* Begin Dataset content *

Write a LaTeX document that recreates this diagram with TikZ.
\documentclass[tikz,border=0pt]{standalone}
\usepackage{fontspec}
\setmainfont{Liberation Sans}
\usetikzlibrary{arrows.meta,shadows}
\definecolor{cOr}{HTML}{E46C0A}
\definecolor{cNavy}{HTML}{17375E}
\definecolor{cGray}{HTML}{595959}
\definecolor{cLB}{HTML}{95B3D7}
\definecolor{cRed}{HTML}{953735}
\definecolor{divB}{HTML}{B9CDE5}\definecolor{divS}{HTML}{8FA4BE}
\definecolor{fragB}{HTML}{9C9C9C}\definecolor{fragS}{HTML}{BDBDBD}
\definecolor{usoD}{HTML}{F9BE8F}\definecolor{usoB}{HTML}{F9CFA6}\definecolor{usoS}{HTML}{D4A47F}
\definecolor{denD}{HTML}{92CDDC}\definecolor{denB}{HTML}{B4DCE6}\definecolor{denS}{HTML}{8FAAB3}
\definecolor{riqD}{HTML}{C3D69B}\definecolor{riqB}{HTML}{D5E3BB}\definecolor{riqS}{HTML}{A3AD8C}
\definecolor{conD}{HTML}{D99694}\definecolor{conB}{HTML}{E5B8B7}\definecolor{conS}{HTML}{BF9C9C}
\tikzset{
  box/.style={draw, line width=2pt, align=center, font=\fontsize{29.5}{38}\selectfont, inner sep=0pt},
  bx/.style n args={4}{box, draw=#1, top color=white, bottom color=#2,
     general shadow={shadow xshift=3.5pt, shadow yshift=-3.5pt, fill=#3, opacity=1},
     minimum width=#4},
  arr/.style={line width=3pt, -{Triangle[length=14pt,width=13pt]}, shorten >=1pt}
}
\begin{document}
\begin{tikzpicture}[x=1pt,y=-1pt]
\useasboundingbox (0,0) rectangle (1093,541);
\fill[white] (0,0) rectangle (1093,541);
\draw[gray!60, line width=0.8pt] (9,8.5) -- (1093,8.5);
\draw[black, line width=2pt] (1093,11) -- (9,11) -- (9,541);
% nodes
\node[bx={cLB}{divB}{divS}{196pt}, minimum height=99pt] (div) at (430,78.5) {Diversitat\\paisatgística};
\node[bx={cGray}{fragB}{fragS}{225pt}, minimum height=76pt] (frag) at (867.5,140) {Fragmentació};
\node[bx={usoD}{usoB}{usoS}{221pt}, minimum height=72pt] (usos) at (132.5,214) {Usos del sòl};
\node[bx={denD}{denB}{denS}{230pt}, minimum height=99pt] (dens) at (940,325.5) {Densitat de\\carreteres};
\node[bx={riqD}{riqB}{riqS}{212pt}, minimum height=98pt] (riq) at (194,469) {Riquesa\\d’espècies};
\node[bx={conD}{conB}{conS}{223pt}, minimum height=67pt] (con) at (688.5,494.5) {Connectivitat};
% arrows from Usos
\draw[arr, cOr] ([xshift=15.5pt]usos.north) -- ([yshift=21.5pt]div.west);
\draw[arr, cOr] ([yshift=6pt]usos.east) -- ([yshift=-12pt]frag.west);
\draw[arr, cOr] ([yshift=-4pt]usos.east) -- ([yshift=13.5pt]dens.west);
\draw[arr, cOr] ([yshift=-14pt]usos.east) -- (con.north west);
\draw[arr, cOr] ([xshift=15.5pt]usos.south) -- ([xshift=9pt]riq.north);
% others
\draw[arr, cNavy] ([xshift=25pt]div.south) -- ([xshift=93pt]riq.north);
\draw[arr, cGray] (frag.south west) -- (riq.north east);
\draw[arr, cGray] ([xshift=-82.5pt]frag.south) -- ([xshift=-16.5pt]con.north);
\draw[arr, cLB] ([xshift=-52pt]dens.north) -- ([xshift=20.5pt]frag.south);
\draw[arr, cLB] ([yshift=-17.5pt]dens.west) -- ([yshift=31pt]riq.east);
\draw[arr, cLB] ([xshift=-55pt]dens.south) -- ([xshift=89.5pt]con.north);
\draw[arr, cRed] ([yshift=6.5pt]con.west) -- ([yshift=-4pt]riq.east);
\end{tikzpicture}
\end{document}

* End Dataset content *

### Task description
Return what is listed above, exactly and completely.

### Written answer
Write a LaTeX document that recreates this diagram with TikZ.
\documentclass[tikz,border=0pt]{standalone}
\usepackage{fontspec}
\setmainfont{Liberation Sans}
\usetikzlibrary{arrows.meta,shadows}
\definecolor{cOr}{HTML}{E46C0A}
\definecolor{cNavy}{HTML}{17375E}
\definecolor{cGray}{HTML}{595959}
\definecolor{cLB}{HTML}{95B3D7}
\definecolor{cRed}{HTML}{953735}
\definecolor{divB}{HTML}{B9CDE5}\definecolor{divS}{HTML}{8FA4BE}
\definecolor{fragB}{HTML}{9C9C9C}\definecolor{fragS}{HTML}{BDBDBD}
\definecolor{usoD}{HTML}{F9BE8F}\definecolor{usoB}{HTML}{F9CFA6}\definecolor{usoS}{HTML}{D4A47F}
\definecolor{denD}{HTML}{92CDDC}\definecolor{denB}{HTML}{B4DCE6}\definecolor{denS}{HTML}{8FAAB3}
\definecolor{riqD}{HTML}{C3D69B}\definecolor{riqB}{HTML}{D5E3BB}\definecolor{riqS}{HTML}{A3AD8C}
\definecolor{conD}{HTML}{D99694}\definecolor{conB}{HTML}{E5B8B7}\definecolor{conS}{HTML}{BF9C9C}
\tikzset{
  box/.style={draw, line width=2pt, align=center, font=\fontsize{29.5}{38}\selectfont, inner sep=0pt},
  bx/.style n args={4}{box, draw=#1, top color=white, bottom color=#2,
     general shadow={shadow xshift=3.5pt, shadow yshift=-3.5pt, fill=#3, opacity=1},
     minimum width=#4},
  arr/.style={line width=3pt, -{Triangle[length=14pt,width=13pt]}, shorten >=1pt}
}
\begin{document}
\begin{tikzpicture}[x=1pt,y=-1pt]
\useasboundingbox (0,0) rectangle (1093,541);
\fill[white] (0,0) rectangle (1093,541);
\draw[gray!60, line width=0.8pt] (9,8.5) -- (1093,8.5);
\draw[black, line width=2pt] (1093,11) -- (9,11) -- (9,541);
% nodes
\node[bx={cLB}{divB}{divS}{196pt}, minimum height=99pt] (div) at (430,78.5) {Diversitat\\paisatgística};
\node[bx={cGray}{fragB}{fragS}{225pt}, minimum height=76pt] (frag) at (867.5,140) {Fragmentació};
\node[bx={usoD}{usoB}{usoS}{221pt}, minimum height=72pt] (usos) at (132.5,214) {Usos del sòl};
\node[bx={denD}{denB}{denS}{230pt}, minimum height=99pt] (dens) at (940,325.5) {Densitat de\\carreteres};
\node[bx={riqD}{riqB}{riqS}{212pt}, minimum height=98pt] (riq) at (194,469) {Riquesa\\d’espècies};
\node[bx={conD}{conB}{conS}{223pt}, minimum height=67pt] (con) at (688.5,494.5) {Connectivitat};
% arrows from Usos
\draw[arr, cOr] ([xshift=15.5pt]usos.north) -- ([yshift=21.5pt]div.west);
\draw[arr, cOr] ([yshift=6pt]usos.east) -- ([yshift=-12pt]frag.west);
\draw[arr, cOr] ([yshift=-4pt]usos.east) -- ([yshift=13.5pt]dens.west);
\draw[arr, cOr] ([yshift=-14pt]usos.east) -- (con.north west);
\draw[arr, cOr] ([xshift=15.5pt]usos.south) -- ([xshift=9pt]riq.north);
% others
\draw[arr, cNavy] ([xshift=25pt]div.south) -- ([xshift=93pt]riq.north);
\draw[arr, cGray] (frag.south west) -- (riq.north east);
\draw[arr, cGray] ([xshift=-82.5pt]frag.south) -- ([xshift=-16.5pt]con.north);
\draw[arr, cLB] ([xshift=-52pt]dens.north) -- ([xshift=20.5pt]frag.south);
\draw[arr, cLB] ([yshift=-17.5pt]dens.west) -- ([yshift=31pt]riq.east);
\draw[arr, cLB] ([xshift=-55pt]dens.south) -- ([xshift=89.5pt]con.north);
\draw[arr, cRed] ([yshift=6.5pt]con.west) -- ([yshift=-4pt]riq.east);
\end{tikzpicture}
\end{document}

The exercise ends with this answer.